If the service confirms a reset request and the timing matches the email, the message is more likely to be real.
If the platform shows no record of the request, the email may be fraudulent.
What a legitimate reset email usually contains
Different services format password reset messages differently, but most legitimate emails share common traits.
They usually address the account owner in a way that matches the profile, explain why the email was sent, and include clear instructions for resetting the password.
Many providers include security warnings such as a note to ignore the email if you did not request it.
Some also include the approximate location, device type, or time of the request.
These details are helpful, though they are not universal.
Legitimate messages generally avoid asking for your current password, multifactor authentication code, or recovery answers inside the email itself.
The reset process should happen on the provider’s secure site, not through a reply to the message.
Common signs of a phishing password reset email
Phishing emails often reveal themselves through small inconsistencies.
One issue alone may not prove fraud, but several together should raise concern.
- Unexpected attachments. Reset emails rarely need files attached.
- Shortened or hidden links. Hover over links to see the destination before opening them.
- Poor spelling or formatting. Many phishing campaigns still contain errors.
- Requests for personal data. Real reset emails should not ask for sensitive information in the body.
- Threats or pressure tactics. Phrases like “your account will be closed today” are commonly used to force immediate action.
- Unusual sender infrastructure. Strange subdomains, free email providers, or unrelated company names are suspicious.

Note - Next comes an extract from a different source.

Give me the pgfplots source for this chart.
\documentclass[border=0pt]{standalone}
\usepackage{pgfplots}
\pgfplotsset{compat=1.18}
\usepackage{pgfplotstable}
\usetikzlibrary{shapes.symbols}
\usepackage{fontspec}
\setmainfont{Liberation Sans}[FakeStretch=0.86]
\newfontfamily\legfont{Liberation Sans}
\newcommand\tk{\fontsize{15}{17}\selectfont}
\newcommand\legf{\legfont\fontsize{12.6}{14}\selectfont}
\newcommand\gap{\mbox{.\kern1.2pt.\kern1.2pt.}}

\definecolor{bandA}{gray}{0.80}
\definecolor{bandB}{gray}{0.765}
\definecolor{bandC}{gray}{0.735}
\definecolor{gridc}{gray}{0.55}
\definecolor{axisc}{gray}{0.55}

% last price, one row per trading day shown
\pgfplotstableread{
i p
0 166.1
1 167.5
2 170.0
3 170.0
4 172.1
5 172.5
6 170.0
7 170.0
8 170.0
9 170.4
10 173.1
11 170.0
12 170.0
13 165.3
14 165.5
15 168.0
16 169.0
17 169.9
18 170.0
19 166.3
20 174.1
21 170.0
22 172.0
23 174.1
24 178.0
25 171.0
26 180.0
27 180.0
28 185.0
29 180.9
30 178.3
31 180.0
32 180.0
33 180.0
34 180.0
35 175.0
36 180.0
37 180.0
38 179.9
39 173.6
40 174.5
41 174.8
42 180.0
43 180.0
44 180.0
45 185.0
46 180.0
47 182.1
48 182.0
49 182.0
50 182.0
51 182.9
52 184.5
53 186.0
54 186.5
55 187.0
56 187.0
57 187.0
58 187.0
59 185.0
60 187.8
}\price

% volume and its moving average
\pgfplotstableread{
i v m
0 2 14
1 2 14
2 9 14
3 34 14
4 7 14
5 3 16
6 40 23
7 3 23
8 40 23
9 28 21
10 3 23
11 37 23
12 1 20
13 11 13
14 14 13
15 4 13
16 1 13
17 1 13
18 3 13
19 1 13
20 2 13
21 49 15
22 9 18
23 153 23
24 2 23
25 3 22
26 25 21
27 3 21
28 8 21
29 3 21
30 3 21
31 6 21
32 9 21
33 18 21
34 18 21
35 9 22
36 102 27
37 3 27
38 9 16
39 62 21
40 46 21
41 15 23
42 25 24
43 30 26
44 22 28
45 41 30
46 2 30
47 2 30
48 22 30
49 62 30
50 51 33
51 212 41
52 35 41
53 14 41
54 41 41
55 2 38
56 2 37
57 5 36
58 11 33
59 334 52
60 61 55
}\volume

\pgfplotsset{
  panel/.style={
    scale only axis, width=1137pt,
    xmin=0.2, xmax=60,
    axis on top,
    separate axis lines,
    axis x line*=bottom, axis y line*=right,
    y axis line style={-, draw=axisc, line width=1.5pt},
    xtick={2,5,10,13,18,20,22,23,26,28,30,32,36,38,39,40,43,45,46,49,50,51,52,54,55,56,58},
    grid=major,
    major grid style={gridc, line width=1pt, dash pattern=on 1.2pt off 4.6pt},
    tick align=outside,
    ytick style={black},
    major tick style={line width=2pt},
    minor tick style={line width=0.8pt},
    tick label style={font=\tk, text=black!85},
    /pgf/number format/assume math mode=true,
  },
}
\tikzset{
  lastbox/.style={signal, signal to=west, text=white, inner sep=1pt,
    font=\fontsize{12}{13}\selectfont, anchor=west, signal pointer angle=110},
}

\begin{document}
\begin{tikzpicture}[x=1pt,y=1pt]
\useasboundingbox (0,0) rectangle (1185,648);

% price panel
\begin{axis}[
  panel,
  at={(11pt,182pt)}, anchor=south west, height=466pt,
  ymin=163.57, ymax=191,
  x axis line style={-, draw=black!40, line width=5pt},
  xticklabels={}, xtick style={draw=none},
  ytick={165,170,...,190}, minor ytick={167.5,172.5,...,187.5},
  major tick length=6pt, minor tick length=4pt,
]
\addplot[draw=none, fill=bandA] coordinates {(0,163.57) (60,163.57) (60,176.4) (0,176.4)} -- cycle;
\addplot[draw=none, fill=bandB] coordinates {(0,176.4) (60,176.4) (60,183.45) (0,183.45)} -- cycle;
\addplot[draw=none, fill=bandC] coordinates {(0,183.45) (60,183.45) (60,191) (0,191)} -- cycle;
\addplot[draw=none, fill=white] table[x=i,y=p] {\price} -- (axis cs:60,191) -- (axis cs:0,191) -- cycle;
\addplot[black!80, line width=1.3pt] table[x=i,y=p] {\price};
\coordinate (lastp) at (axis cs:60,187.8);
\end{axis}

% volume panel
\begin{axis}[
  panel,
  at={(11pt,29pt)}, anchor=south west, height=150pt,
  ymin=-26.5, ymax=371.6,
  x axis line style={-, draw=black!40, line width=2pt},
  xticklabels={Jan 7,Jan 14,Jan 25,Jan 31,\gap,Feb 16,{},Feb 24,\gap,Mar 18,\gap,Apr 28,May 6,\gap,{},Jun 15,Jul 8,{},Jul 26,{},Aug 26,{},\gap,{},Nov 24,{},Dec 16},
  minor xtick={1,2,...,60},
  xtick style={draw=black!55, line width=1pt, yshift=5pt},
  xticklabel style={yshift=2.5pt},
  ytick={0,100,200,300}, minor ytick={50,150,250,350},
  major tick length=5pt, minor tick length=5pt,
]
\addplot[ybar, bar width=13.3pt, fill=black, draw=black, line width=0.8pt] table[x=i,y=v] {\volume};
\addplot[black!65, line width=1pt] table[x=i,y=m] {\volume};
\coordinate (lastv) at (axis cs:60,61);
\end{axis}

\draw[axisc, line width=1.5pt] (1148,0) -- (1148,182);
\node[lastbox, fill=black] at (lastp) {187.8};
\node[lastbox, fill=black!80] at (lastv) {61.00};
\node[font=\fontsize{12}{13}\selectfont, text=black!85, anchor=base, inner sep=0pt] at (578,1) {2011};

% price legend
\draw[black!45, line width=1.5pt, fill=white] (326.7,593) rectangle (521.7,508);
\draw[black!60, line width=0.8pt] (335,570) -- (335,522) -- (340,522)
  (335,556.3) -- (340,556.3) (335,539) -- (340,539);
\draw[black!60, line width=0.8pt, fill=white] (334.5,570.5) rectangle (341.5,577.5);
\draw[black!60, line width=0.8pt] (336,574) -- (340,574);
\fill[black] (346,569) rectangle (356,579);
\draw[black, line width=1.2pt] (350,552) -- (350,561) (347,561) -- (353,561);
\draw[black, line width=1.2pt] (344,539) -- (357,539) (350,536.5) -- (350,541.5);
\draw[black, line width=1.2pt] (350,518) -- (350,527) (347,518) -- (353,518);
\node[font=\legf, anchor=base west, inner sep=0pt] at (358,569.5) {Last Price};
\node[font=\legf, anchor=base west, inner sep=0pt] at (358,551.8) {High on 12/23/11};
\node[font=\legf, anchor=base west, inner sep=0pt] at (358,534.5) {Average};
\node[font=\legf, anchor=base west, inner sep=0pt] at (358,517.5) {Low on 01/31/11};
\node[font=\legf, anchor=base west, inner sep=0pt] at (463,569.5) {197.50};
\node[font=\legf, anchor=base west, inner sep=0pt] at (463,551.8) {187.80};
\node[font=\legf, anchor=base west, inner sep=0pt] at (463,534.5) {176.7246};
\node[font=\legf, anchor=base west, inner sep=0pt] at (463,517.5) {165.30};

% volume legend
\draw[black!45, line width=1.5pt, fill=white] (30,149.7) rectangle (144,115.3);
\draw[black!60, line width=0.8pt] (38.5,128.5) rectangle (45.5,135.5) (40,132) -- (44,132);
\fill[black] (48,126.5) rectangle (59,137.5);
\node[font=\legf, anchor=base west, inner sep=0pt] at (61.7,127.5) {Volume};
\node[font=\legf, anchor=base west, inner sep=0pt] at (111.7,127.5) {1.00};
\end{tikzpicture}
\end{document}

How email authentication can help
For organizations and advanced users, technical email authentication adds another layer of verification.
Standards such as SPF, DKIM, and DMARC help receiving mail servers determine whether a message was authorized by the sending domain.

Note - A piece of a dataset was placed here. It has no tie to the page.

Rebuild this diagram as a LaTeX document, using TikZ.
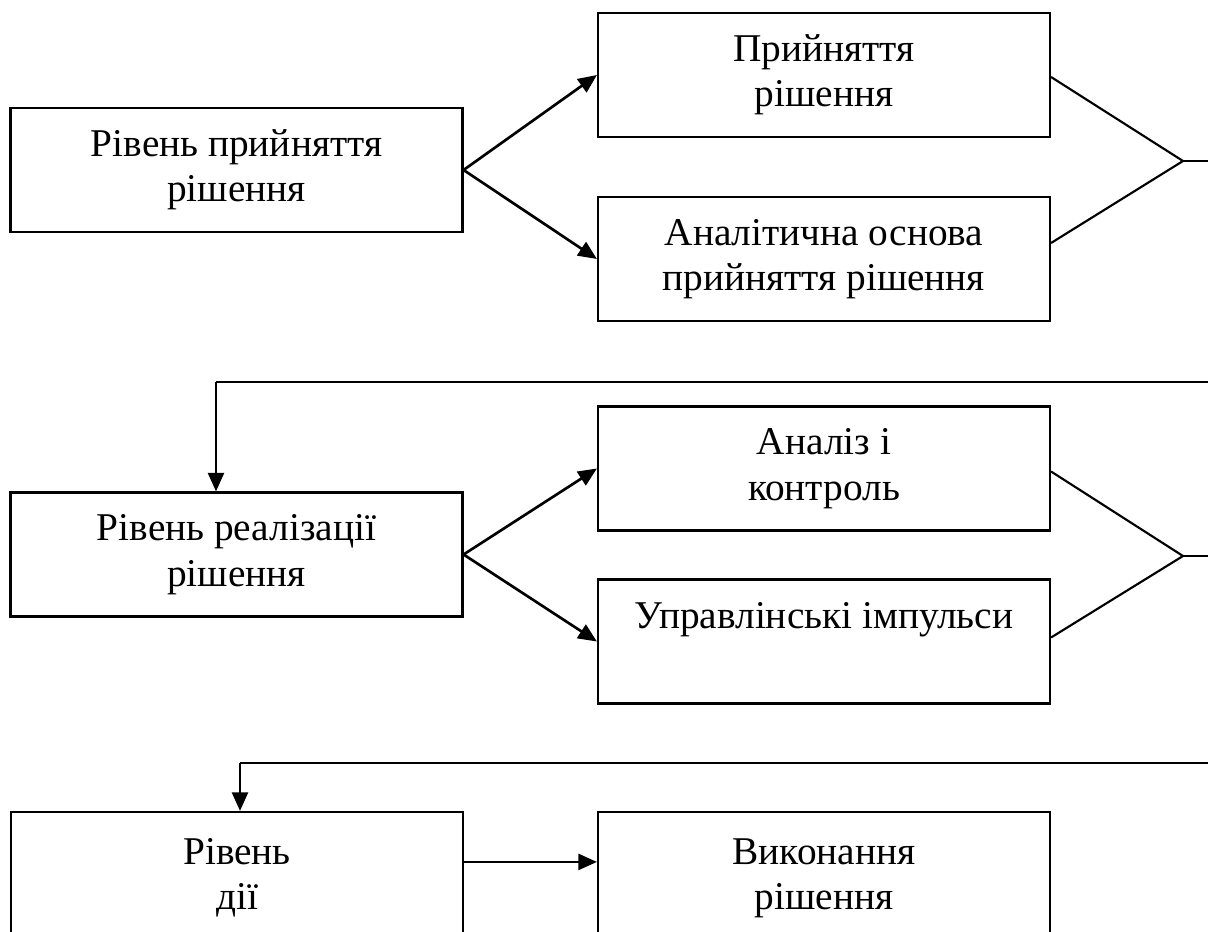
\documentclass[tikz,border=0pt]{standalone}
\usepackage{fontspec}
\setmainfont{Liberation Serif}
\usetikzlibrary{arrows.meta,calc}
\begin{document}
\begin{tikzpicture}[x=0.75pt,y=-0.75pt,
  box/.style={draw, line width=1.6pt, minimum width=339pt, minimum height=93pt, inner sep=0pt, align=center, font=\fontsize{29.5}{34}\selectfont},
  txt/.style={inner sep=0pt, align=center, font=\fontsize{29.5}{34}\selectfont},
  arr/.style={line width=2pt, -{Triangle[length=14pt,width=12pt]}},
  ln/.style={line width=1.6pt}]
\useasboundingbox (0,0) rectangle (1208,932);
\clip (0,0) rectangle (1208,932);

% top group
\node[box] (L1) at (236.5,170) {Рівень прийняття\\рішення};
\node[box] (R1) at (824,75) {Прийняття\\рішення};
\node[box] (R2) at (824,259) {Аналітична основа\\прийняття рішення};
\coordinate (M1) at (1183,161);
\coordinate (E1) at (1208,161);
\draw[arr] (L1.east) -- (R1.west);
\draw[arr] (L1.east) -- (R2.west);
\draw[ln] ($(R1.east)+(0,2)$) -- (M1) -- ($(R2.east)+(0,-16)$);
\draw[ln] (M1) -- (E1);

% feedback 1
\coordinate (F1a) at (1208,382);
\coordinate (F1b) at (216,382);

% middle group
\node[box] (L2) at (236.5,554.5) {Рівень реалізації\\рішення};
\node[box] (R3) at (824,468.5) {Аналіз і\\контроль};
\node[box] (R4) at (824,641.5) {};
\node[txt] (R4t) at (824,620) {Управлінські імпульси};
\coordinate (M2) at (1183,556);
\coordinate (E2) at (1208,556);
\draw[ln] (F1a) -- (F1b);
\draw[arr] (F1b) -- (F1b |- L2.north);
\draw[arr] (L2.east) -- (R3.west);
\draw[arr] (L2.east) -- (R4.west);
\draw[ln] ($(R3.east)+(0,3)$) -- (M2) -- ($(R4.east)+(0,-4)$);
\draw[ln] (M2) -- (E2);

% feedback 2
\coordinate (F2a) at (1208,763);
\coordinate (F2b) at (240,763);

% bottom group
\node[box, minimum height=120pt] (L3) at (237,892) {};
\node[txt] (L3t) at (237,878) {Рівень\\дії};
\node[box, minimum height=120pt] (R5) at (824,892) {};
\node[txt] (R5t) at (824,878) {Виконання\\рішення};
\draw[ln] (F2a) -- (F2b);
\draw[arr] (F2b) -- (F2b |- L3.north);
\draw[arr] ($(L3.north east)+(0,51)$) -- ($(R5.north west)+(0,51)$);
\end{tikzpicture}
\end{document}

These checks are not always visible to end users, but some mail clients show authentication results in the message details.
If a reset email fails authentication or appears to come from a domain with weak protection, that increases the risk of spoofing.
Still, a message that passes authentication can be part of a phishing campaign if the sender’s account or infrastructure has been compromised.
How to respond if the reset email looks suspicious
If anything seems off, do not click the reset button or reply to the message.
Delete it or mark it as phishing in your email client so your provider can improve spam filtering.
If the email references a real account you use, go to the official site manually and change your password from there if needed.
Also review recent sessions, connected devices, and recovery methods.
If you suspect compromise, update passwords on related accounts, especially if you reuse credentials.
For work accounts, report the message to your IT or security team.
In managed environments, defenders may need to block the sender, inspect logs, and check for account abuse.
Best practices for safer password reset handling
Simple habits can make verification easier and reduce risk over time.
- Use a password manager to reduce the chance of falling for fake login pages.
- Enable multifactor authentication on important accounts.
- Keep recovery email addresses and phone numbers current.
- Bookmark official login pages for common services.
- Check security notifications directly through the app or website, not only through email.
- Use unique passwords so a single leak does not expose multiple accounts.
These practices make it easier to recognize when a reset message is unusual and harder for attackers to benefit from a single mistake.
When to treat a reset email as legitimate
A password reset email is more likely to be legitimate when the sender domain matches the service, the request aligns with your activity, the wording is professional, and the reset process is consistent with the company’s official site or app.
Even then, the safest approach is to verify through a separate channel before entering credentials.
By combining sender checks, message inspection, direct navigation to the official site, and account activity review, you can confidently verify password reset emails without relying on the email itself as proof.